Brazil vs Norway: an open door to goals in New Jersey

The Round of 16 brings Brazil and Norway together on 5 July 2026, 20:00 UTC, at MetLife Stadium, with a quarter-final against Mexico or England waiting in Miami. History adds a quiet flourish: in four meetings, Brazil have never beaten Norway.
The market, sensibly enough, installs Brazil as a firm favourite. I have no quarrel with that verdict. My quarrel is with how tame the goals line looks, given the shape this match seems determined to take.
The missing connector
Lucas Paquetá's thigh injury has almost certainly ended his tournament, and Ancelotti's answer is Gabriel Martinelli — a fine forward, but a far more direct animal. Brazil risk trading a balanced 4-3-3 for something closer to a 4-2-4.
That leaves Casemiro and Bruno Guimarães alone against the running power of Ødegaard, Berge and Berg. Brazilian pundits have said it plainly: this change puts the team's hard-won equilibrium at risk. A stretched centre is the classic invitation to end-to-end football.

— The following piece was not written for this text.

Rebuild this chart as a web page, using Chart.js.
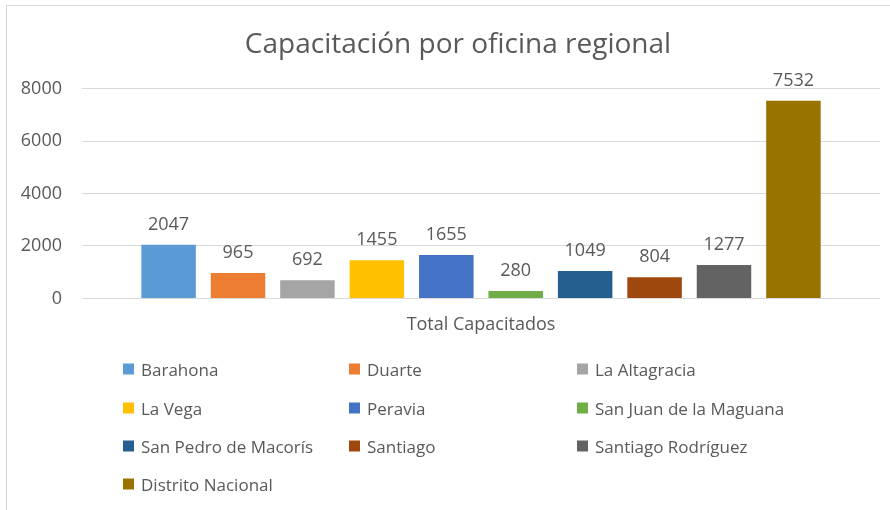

Nor is Brazil's back line beyond reproach. Morocco found a way through, Japan led at half-time before the late rescue, and even the friendly against Egypt carried a concession. The attack, meanwhile, hums — Vinícius, Cunha and Rayan have made this the sharpest Brazil of the tournament.
Norway do not park the bus
Solbakken's side is no one-man novelty and no defensive monolith. Their first-choice XI has scored in every match at this World Cup, with Ødegaard creating, Nusa producing, and Haaland deciding games even on his quieter evenings.
Yet the same team has a documented habit of failing to kill matches. Senegal nearly clawed back from two down; Ivory Coast forced a late save deep in stoppage time. Norway score, Norway wobble — a rhythm tailor-made for a lively scoreboard.
Add the New Jersey heat, thunderstorms in the forecast, and both camps' evident desire to settle matters before extra time punishes tired legs. Neither side profits from caution here, and neither is built for it on the day.
Brazil to win at the prevailing price offers no margin against this Norway; the visitors' handicap has been squeezed dry. The value, in my measured view, sits with the goals — three or more looks likelier than the line suggests.